UCS——通用字符集(Universal Character Set)
glob.glob(path)——所有路径下的符合条件的文件名的列表
os.path.splitext(“文件路径”)——分离文件名与扩展名
os.path.basename()——返回path最后的文件名
strip()——用于移除字符串头尾指定的字符(默认为空格或换行符)或字符序列
split('\n')——按换行符进行分割
unicodedata.category()——把一个字符返回它在UNICODE里分类的类型
Mn——Nonspacing_mark
torch.cat——将两个张量(tensor)拼接在一起

 

数据下载https://download.pytorch.org/tutorial/data.zip

数据集为18个国家的姓氏,任务是根据训练得到的模型,在给定国家类别和首字母后,能得到一个与该国人名非常相似的一个人名。

导入的库函数,

from __future__ import unicode_literals, print_function, division
from io import open
import glob
import os
import unicodedata
import string
import torch
import random
import numpy as np
import torch.nn as nn
import time
import matplotlib.pyplot as plt

一、数据预处理

定义所有的英文字符和" .,;'-"符号,

all_letters = string.ascii_letters + " .,;'-"
n_letters = len(all_letters) + 1  # 停止位,当预测到的字母标签为n_letters-1时停止

 

 

 数据导入,按照国家,人名的方式导入进字典category_lines,关于unicode和Ascii以及UTF-8可参考https://www.cnblogs.com/tsingke/p/10853936.html

def findFiles(path): return glob.glob(path)  # glob.glob(path)所有路径下的符合条件的文件名的列表


def unicodeToAscii(s):
    return ''.join(
        c for c in unicodedata.normalize('NFD', s)
        if unicodedata.category(c) != 'Mn'
        and c in all_letters
    )


# 读取文件并分成几行
def readLines(filename):
    lines = open(filename, encoding='utf-8').read().strip().split('\n')
    return [unicodeToAscii(line) for line in lines]

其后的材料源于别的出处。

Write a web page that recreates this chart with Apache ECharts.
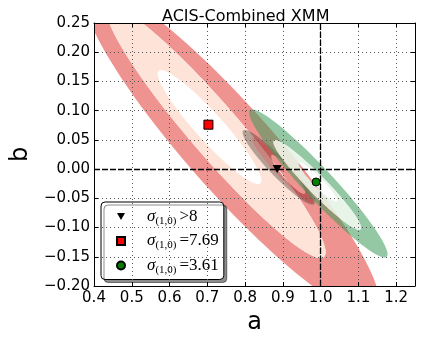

# 构建category_lines字典,列表中的每行是一个国家类别
category_lines = {}
all_categories = []
for filename in findFiles('/ML/data/names/*.txt'):
    category = os.path.splitext(os.path.basename(filename))[0]
    all_categories.append(category)
    lines = readLines(filename)
    category_lines[category] = lines


n_categories = len(all_categories)

if n_categories == 0:
    raise RuntimeError('Data not found. Make sure that you downloaded data '
        'from https://download.pytorch.org/tutorial/data.zip and extract it to '
        'the current directory.')

print('# categories:', n_categories, all_categories)
print(unicodeToAscii("O'Néàl"))

输出结果:

 

 

 

二、建立模型

教程使用的RNN模型如下所示,

 

程序如下,

 

class RNN(nn.Module):
    def __init__(self, input_size, hidden_size, output_size):
        super(RNN, self).__init__()
        self.hidden_size = hidden_size

        self.i2h = nn.Linear(n_categories + input_size + hidden_size, hidden_size)
        self.i2o = nn.Linear(n_categories + input_size + hidden_size, output_size)
        self.o2o = nn.Linear(hidden_size + output_size, output_size)
        self.dropout = nn.Dropout(0.1)
        self.softmax = nn.LogSoftmax(dim=1)  # 对列做Softmax,最后得到的每行和为1;dim=0则每列和为1

    def forward(self, category, input, hidden):
        input_combined = torch.cat((category, input, hidden), 1)
        hidden = self.i2h(input_combined)
        output = self.i2o(input_combined)
        output_combined = torch.cat((hidden, output), 1)
        output = self.o2o(output_combined)
        output = self.dropout(output)
        output = self.softmax(output)
        return output, hidden

    def initHidden(self):
        return torch.zeros(1, self.hidden_size)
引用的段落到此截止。